● **EXERCISE TASK**:
Transcribe the stretch of entries below from the line with "Output the Python" through the line with "fig.patches.append(border)", exactly and with both ends included; leave out all other lines.

(Charts and diagrams as code)

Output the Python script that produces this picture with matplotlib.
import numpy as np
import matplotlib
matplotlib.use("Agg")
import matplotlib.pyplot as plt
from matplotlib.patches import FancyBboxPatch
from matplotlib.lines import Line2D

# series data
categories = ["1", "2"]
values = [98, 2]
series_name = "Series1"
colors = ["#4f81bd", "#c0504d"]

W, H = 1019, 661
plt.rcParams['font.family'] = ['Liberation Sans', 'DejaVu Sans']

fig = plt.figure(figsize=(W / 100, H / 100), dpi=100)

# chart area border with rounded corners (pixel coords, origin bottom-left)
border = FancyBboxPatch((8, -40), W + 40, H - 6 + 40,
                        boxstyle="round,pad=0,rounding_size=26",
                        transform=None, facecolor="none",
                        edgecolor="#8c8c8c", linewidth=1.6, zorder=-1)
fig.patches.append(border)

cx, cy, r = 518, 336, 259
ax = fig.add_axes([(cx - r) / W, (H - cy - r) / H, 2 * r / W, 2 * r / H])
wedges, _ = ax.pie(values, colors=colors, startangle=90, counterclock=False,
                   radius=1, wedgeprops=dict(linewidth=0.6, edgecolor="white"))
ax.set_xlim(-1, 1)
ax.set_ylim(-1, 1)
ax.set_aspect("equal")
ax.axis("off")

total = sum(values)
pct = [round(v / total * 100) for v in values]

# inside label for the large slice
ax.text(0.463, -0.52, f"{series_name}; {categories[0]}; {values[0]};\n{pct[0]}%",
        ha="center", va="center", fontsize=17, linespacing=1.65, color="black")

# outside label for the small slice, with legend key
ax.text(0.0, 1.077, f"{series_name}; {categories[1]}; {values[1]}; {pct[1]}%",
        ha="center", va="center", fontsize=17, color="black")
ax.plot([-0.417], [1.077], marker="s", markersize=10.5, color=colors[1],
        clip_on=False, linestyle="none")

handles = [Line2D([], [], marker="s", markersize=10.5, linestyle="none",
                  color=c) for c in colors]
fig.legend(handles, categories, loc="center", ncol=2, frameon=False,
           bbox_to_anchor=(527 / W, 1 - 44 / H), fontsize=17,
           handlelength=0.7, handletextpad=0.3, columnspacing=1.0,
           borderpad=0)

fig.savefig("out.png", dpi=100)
==
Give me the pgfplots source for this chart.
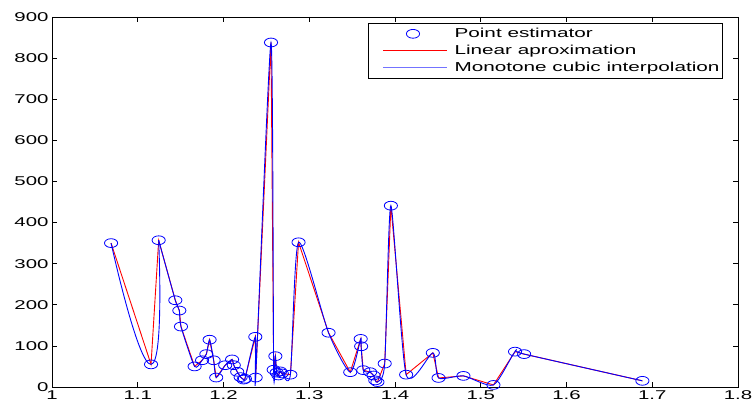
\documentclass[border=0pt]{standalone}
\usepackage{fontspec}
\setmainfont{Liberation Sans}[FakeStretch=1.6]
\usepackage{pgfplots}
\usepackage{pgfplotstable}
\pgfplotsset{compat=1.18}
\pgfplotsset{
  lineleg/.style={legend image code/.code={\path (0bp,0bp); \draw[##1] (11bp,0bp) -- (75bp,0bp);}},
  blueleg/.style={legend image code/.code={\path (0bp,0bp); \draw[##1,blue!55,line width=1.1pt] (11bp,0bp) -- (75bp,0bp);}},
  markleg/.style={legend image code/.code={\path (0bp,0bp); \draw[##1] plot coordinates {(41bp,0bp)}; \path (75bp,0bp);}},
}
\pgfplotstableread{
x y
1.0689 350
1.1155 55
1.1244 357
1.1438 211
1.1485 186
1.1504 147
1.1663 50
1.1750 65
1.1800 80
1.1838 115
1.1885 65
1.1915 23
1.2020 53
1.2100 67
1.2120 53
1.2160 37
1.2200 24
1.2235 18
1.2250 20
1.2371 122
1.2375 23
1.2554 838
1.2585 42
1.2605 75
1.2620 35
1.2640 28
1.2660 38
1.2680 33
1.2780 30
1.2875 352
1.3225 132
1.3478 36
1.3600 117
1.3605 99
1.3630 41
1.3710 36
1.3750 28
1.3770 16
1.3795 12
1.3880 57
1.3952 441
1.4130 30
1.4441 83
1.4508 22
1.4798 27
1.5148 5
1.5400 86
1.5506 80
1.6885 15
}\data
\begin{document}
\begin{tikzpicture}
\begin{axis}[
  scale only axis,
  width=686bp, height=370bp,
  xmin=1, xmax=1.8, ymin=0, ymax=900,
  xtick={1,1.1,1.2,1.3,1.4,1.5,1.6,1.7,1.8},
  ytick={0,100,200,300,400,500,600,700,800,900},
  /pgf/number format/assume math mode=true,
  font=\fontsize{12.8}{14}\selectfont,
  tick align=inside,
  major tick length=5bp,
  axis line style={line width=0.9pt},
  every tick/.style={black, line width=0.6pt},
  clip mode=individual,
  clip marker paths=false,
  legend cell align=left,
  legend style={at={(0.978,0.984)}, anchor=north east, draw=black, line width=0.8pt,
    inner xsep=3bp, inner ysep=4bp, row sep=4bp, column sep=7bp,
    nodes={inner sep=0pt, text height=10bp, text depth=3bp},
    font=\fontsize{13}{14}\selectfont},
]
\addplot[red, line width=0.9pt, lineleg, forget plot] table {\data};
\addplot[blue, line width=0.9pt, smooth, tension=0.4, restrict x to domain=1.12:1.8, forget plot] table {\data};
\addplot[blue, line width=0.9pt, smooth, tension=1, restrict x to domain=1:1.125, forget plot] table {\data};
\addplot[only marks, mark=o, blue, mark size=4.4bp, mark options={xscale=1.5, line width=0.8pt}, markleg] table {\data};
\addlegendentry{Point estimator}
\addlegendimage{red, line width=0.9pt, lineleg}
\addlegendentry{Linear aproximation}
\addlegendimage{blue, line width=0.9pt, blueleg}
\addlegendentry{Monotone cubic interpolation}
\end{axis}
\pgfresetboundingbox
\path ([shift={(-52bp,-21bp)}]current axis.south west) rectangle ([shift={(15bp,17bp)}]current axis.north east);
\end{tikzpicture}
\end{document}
==
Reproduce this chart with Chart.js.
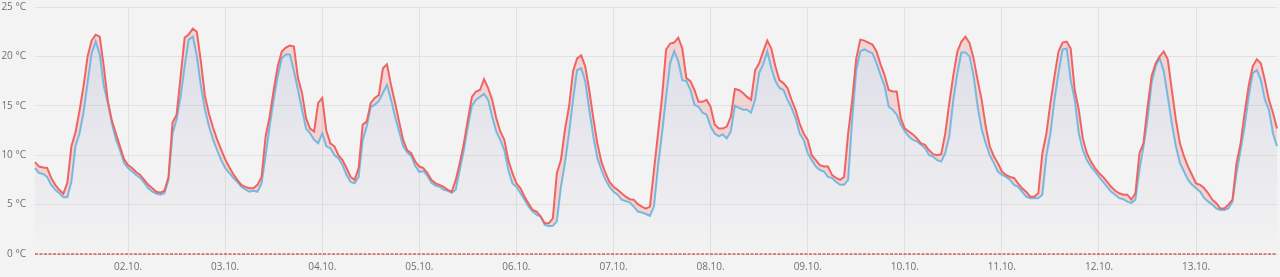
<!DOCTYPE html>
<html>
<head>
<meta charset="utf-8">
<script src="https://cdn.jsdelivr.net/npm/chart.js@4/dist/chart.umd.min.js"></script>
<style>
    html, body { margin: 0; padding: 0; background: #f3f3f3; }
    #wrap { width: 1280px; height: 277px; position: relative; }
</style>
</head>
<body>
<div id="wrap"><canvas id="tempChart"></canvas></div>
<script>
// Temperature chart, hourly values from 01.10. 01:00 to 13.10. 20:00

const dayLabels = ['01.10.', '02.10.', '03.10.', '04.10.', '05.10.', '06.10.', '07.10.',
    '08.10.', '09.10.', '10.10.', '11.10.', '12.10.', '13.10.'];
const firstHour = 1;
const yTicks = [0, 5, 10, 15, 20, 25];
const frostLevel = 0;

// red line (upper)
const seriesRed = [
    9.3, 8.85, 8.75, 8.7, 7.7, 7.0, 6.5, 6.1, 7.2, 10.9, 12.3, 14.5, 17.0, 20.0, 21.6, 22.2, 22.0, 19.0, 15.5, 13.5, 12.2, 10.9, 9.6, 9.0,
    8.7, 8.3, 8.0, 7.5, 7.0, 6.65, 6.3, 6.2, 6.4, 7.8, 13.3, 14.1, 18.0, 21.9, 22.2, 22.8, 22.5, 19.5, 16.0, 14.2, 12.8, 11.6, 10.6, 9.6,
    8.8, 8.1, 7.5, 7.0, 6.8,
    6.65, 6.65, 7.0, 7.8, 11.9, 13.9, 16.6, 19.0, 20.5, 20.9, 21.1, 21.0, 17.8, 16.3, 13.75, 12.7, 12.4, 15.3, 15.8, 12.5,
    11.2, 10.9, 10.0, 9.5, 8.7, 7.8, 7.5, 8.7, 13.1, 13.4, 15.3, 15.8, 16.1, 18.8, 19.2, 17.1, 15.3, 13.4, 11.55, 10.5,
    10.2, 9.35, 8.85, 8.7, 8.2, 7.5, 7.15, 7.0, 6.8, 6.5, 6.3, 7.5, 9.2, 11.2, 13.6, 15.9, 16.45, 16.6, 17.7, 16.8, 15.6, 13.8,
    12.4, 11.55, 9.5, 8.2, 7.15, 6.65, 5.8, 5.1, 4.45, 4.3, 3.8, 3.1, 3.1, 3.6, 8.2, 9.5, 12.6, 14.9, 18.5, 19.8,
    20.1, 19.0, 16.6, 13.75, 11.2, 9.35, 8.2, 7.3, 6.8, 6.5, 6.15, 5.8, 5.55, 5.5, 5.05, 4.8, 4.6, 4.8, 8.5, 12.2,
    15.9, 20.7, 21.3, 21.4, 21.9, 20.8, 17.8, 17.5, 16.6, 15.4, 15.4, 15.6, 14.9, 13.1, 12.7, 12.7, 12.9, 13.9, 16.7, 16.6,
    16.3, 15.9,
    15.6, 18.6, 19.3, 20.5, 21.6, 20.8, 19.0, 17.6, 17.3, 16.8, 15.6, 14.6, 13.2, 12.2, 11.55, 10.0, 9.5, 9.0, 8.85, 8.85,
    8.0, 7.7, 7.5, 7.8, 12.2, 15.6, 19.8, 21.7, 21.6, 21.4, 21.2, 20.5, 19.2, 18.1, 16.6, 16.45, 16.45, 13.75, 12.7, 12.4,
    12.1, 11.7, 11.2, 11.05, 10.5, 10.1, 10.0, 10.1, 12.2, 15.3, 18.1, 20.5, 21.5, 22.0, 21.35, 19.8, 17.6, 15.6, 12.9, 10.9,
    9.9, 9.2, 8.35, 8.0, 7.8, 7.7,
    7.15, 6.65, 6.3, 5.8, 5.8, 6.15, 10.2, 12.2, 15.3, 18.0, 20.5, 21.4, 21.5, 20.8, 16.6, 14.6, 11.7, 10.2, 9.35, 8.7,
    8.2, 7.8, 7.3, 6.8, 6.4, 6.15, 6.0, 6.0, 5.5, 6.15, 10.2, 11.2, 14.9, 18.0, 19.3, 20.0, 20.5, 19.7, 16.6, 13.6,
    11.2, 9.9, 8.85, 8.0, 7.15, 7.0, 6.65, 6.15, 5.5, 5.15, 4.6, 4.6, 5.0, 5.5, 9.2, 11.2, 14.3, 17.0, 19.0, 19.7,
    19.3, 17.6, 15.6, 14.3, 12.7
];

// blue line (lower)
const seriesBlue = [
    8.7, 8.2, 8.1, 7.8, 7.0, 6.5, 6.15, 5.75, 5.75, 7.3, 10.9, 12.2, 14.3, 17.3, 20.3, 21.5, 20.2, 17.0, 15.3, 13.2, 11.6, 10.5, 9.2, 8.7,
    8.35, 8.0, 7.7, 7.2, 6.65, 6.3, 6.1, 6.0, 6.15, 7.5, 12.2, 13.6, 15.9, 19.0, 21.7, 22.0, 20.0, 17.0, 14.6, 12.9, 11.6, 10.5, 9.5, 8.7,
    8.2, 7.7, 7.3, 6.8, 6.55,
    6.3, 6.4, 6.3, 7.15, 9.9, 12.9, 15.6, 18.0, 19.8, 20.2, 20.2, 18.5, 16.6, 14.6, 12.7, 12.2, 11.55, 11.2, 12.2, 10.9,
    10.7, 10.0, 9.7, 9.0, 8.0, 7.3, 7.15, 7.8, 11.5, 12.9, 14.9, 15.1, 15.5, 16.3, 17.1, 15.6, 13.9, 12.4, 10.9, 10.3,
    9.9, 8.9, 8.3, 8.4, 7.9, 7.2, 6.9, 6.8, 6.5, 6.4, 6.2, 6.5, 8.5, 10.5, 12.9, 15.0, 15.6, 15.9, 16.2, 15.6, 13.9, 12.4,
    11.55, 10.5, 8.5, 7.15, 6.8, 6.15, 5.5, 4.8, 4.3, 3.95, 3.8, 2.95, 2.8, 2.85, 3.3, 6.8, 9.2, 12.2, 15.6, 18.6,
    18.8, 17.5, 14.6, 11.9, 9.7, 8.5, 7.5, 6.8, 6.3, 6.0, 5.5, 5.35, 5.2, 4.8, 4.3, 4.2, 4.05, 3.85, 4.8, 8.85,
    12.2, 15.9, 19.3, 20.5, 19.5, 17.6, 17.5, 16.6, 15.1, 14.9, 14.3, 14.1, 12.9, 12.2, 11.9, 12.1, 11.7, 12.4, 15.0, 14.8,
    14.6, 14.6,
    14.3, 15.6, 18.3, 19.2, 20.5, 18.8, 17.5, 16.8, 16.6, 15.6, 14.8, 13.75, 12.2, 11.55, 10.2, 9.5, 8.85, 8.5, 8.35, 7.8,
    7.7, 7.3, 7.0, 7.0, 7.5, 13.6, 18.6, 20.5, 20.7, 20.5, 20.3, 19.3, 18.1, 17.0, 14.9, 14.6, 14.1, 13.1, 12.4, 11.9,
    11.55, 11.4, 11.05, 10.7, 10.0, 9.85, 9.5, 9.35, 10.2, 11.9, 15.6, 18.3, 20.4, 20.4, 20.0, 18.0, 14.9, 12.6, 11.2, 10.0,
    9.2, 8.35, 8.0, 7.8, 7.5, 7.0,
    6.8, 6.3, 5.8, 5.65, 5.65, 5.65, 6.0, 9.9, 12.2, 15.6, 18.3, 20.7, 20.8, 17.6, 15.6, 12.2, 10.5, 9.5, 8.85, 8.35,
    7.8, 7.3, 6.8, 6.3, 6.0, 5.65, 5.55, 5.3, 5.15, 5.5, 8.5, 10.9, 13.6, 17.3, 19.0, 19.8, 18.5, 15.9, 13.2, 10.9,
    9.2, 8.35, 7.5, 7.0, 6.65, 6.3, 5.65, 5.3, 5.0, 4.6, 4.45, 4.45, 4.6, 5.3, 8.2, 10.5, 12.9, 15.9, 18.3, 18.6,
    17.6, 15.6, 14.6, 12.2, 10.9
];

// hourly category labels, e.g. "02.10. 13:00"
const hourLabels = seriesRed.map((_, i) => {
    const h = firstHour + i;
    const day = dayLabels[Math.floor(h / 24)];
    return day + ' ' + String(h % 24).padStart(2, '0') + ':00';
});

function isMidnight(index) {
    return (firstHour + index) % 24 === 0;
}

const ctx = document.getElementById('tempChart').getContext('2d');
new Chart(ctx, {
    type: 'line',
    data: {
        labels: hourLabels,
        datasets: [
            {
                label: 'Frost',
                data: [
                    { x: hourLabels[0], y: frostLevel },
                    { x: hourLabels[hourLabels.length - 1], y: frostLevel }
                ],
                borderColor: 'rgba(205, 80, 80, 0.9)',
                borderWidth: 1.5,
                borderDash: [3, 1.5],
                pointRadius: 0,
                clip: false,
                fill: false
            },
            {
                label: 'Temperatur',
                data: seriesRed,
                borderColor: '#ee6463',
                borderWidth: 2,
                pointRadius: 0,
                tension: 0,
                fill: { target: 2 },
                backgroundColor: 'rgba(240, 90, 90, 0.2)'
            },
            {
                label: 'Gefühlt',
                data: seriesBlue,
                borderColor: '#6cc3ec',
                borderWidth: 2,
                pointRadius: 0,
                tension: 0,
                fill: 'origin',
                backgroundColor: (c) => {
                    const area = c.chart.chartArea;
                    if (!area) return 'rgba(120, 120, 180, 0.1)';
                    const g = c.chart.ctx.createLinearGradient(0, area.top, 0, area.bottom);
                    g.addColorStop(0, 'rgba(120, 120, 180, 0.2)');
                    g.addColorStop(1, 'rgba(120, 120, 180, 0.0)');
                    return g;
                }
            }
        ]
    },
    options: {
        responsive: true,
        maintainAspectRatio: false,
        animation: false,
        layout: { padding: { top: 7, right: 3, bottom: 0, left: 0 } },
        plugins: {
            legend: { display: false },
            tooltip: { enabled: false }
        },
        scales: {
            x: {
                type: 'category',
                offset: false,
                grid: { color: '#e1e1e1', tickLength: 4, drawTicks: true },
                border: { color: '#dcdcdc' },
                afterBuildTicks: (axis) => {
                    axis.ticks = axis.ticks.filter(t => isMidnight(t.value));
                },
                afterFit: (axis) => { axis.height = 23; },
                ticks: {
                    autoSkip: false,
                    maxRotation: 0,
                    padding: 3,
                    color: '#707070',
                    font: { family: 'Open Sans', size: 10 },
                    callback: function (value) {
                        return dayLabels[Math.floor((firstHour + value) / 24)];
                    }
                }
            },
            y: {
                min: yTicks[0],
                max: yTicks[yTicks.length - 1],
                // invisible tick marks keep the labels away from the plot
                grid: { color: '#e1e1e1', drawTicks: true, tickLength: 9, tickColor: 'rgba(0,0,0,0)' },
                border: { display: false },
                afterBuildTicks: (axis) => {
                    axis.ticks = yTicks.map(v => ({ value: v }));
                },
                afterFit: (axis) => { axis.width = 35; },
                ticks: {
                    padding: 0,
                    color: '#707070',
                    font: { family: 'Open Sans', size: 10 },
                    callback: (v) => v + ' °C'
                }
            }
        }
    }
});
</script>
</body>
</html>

● **RIGHT ANSWER**:
Output the Python script that produces this picture with matplotlib.
import numpy as np
import matplotlib
matplotlib.use("Agg")
import matplotlib.pyplot as plt
from matplotlib.patches import FancyBboxPatch
from matplotlib.lines import Line2D

# series data
categories = ["1", "2"]
values = [98, 2]
series_name = "Series1"
colors = ["#4f81bd", "#c0504d"]

W, H = 1019, 661
plt.rcParams['font.family'] = ['Liberation Sans', 'DejaVu Sans']

fig = plt.figure(figsize=(W / 100, H / 100), dpi=100)

# chart area border with rounded corners (pixel coords, origin bottom-left)
border = FancyBboxPatch((8, -40), W + 40, H - 6 + 40,
                        boxstyle="round,pad=0,rounding_size=26",
                        transform=None, facecolor="none",
                        edgecolor="#8c8c8c", linewidth=1.6, zorder=-1)
fig.patches.append(border)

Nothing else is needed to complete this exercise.